Which means spoilers follow.
The setup
There's a demon and/or supernatural force out there that latches onto you for about a week (you know, like the curse from "The Ring"). It drives you crazy, ruins your life, and makes you witness horrifying visions. And oh yeah, it plays on your established fears and mental state. Worst of all, the entire situation makes the victim seem so out of their mind that absolutely no one believes them, shrugging it all off as insanity — until it's too late!
The story so far
Dr. Rose Cotter is a psychiatrist who witnesses one of her patients violently die by suicide. The patient swears that something is following her, and right before she cuts her own throat she has a massive breakdown replaced by a calm silence — and a big smile. Haunted by the event, Rose begins to experience terrifying visions. Mental illness runs in Rose's family, and when she was a child she found her mother's dead body after her mother overdosed on drugs. So when Rose starts telling everyone about the terrifying visions, those around her think she's just going out of her mind, plagued by trauma.

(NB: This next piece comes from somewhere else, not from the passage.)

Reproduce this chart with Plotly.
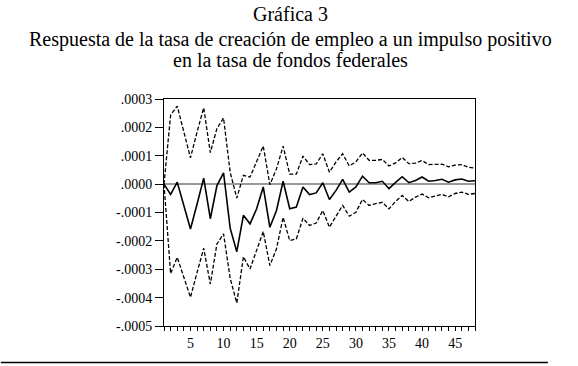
import plotly.graph_objects as go

periods = list(range(1, 49))

response = [0.0, -0.000036, 0.000007, -0.00008, -0.000158, -0.00007, 0.000021, -0.000122,
            -0.000005, 0.00004, -0.000155, -0.000238, -0.00011, -0.00014, -0.000087, -0.00001,
            -0.000152, -0.000093, 0.00001, -0.000087, -0.000081, -0.00001, -0.000037, -0.000031,
            0.000005, -0.000054, -0.000022, 0.000017, -0.000028, -0.00001, 0.000028, 0.000005,
            0.000005, 0.00001, -0.000016, 0.000006, 0.000026, 0.000005, 0.000013, 0.000025,
            0.00001, 0.000013, 0.000017, 0.000007, 0.000015, 0.000018, 0.00001, 0.000012]

upper = [0.0, 0.000243, 0.000275, 0.000184, 0.000093, 0.000184, 0.000269, 0.000111,
         0.000196, 0.000233, 0.000042, -0.000049, 0.000031, 0.000025, 0.000078, 0.000134,
         -0.000002, 0.000054, 0.000134, 0.000035, 0.000035, 0.000099, 0.000069, 0.000071,
         0.000107, 0.000042, 0.000078, 0.000107, 0.000064, 0.000078, 0.00011, 0.000084,
         0.000084, 0.000087, 0.000064, 0.000075, 0.000094, 0.000072, 0.000074, 0.000083,
         0.000069, 0.000069, 0.00007, 0.000061, 0.000067, 0.000069, 0.000059, 0.000057]

lower = [0.0, -0.000315, -0.000258, -0.000329, -0.000399, -0.000311, -0.000226, -0.000352,
         -0.000211, -0.000175, -0.000332, -0.000419, -0.000256, -0.000299, -0.000234, -0.000167,
         -0.000287, -0.000228, -0.000117, -0.000199, -0.000193, -0.00012, -0.000146, -0.000137,
         -0.000093, -0.000152, -0.000113, -0.000075, -0.000113, -0.000099, -0.000054, -0.000075,
         -0.000069, -0.000064, -0.000087, -0.000061, -0.00004, -0.000061, -0.000046, -0.000035,
         -0.000048, -0.000042, -0.000036, -0.000045, -0.000033, -0.000028, -0.000036, -0.000033]

y_tickvals = [0.0003, 0.0002, 0.0001, 0.0, -0.0001, -0.0002, -0.0003, -0.0004, -0.0005]
y_ticktext = [".0003", ".0002", ".0001", ".0000", "-.0001", "-.0002", "-.0003", "-.0004", "-.0005"]
x_tickvals = [5, 10, 15, 20, 25, 30, 35, 40, 45]

title_lines = ["Gráfica 3",
               "Respuesta de la tasa de creación de empleo a un impulso positivo",
               "en la tasa de fondos federales"]

FONT = "Liberation Serif, Times New Roman, serif"

W, H = 578, 366
PL, PR, PT, PB = 163.5, 475, 99, 326   # plot area in page px
PW, PH = PR - PL, PB - PT


def px_to_paper_x(px):
    return (px - PL) / PW


def px_to_paper_y(py):
    return (PB - py) / PH


fig = go.Figure()
fig.add_trace(go.Scatter(x=periods, y=upper, mode="lines",
                         line=dict(color="black", width=1.3, dash="4px,2px"), showlegend=False))
fig.add_trace(go.Scatter(x=periods, y=lower, mode="lines",
                         line=dict(color="black", width=1.3, dash="4px,2px"), showlegend=False))
fig.add_trace(go.Scatter(x=periods, y=response, mode="lines",
                         line=dict(color="black", width=1.6), showlegend=False))

fig.update_layout(
    width=W, height=H,
    margin=dict(l=PL, r=W - PR, t=PT, b=H - PB, pad=0),
    paper_bgcolor="white", plot_bgcolor="white",
    font=dict(family=FONT, color="black", size=14),
    showlegend=False,
)

fig.update_xaxes(range=[1, 48], tickvals=x_tickvals, ticks="outside", ticklen=4,
                 tickcolor="black", showline=True, linecolor="black", linewidth=1,
                 mirror=True, showgrid=False, zeroline=False,
                 minor=dict(dtick=1, tick0=1, ticks="outside", ticklen=4, tickcolor="black"),
                 tickfont=dict(family=FONT, size=14))
fig.update_yaxes(range=[-0.0005, 0.0003], tickvals=y_tickvals, ticktext=y_ticktext,
                 ticks="outside", ticklen=8, tickcolor="black", showline=True,
                 linecolor="black", linewidth=1, mirror=True, showgrid=False,
                 zeroline=True, zerolinecolor="#999999", zerolinewidth=1.5,
                 tickfont=dict(family=FONT, size=14))

for txt, ypix in zip(title_lines, [14, 40, 60]):
    fig.add_annotation(text=txt, xref="paper", yref="paper",
                       x=px_to_paper_x(290), y=px_to_paper_y(ypix),
                       xanchor="center", yanchor="middle", showarrow=False,
                       font=dict(family=FONT, size=20, color="black"))

fig.add_shape(type="line", xref="paper", yref="paper",
              x0=px_to_paper_x(0), x1=px_to_paper_x(548),
              y0=px_to_paper_y(362.5), y1=px_to_paper_y(362.5),
              line=dict(color="black", width=1.5))

fig.write_html("out.html", config={"displayModeBar": False},
               post_script="document.body.style.margin='0';document.body.style.padding='0';")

Rose, meanwhile, teams up with her ex, a cop named Joel, to get to the bottom of things. She learns that the demon needs trauma to thrive — it forces people to die by suicide in front of others, thus creating more trauma and spreading itself onto the witness. Which means Rose's life is in danger. Eventually, Rose returns to where her story began — the house where her mother died.
The scene
Horror movies these days have made trauma a big bad. You're not haunted by ghosts, you're haunted by trauma. And sure enough, "Smile" does this, too. This may not sit well with some folks, especially since the film is so relentlessly bleak. The bleakness translates to the ending sequence, which is the scariest of the entire film. Eventually, Rose encounters an avatar of her dead mother. It is, of course, the demon in disguise, and it grows well over seven feet tall and rips off its damn face revealing a toothy ghoul underneath. That's horrifying in its own right — dig that creature design! — but then things go from bad to worse. Like her patient before her, Rose is horrified to the point of madness — and then calm. Joel bursts into the house to save the day, but he's too late. Rose, a smile on her face, has doused herself in gasoline — and she sets herself ablaze. Of course, she's doing this in front of Joel, which means the curse is now passed to him. There's no escape. Talk about terrifying.
The impact (Matt's take)
Often, "familiar" gets tossed around as a negative critique against movies — but it's more about the execution. Most genres are based on familiarity, especially horror. How different can the structure of a haunted house film be after thousands? It's the execution where differentiation kicks in and sprouts individuality. "Smile" uses shapeshifters, looming figures, and jump scares like many before, except the mental health angle and possession elements are a cut above.
Now, the ending we're dissecting is a tough one. Mental health is a topic I cannot weigh in on with professional or doctorate knowledge, but others who can have noted the divisive nature of Rose Cotter's fate. It's undoubtedly horrifying to realize Rose can't escape her traumas (represented by Smile Man), to the point where death is inevitable. Unfortunately, that messaging might also present a problem to some.
As is, director Parker Finn spikes the bleakest possible outcome down the audience's throats. That inescapable gloom, Rose thinking she's safe, only to harm herself and pass the curse onward? "Smile" notches scare after scare, yet its ending blows everything prior out of the water. For multiple reasons, horror is complicated and terrifying — that's what Finn honors. Love it or hate it, the ending to "Smile" will stick around long after the film closes.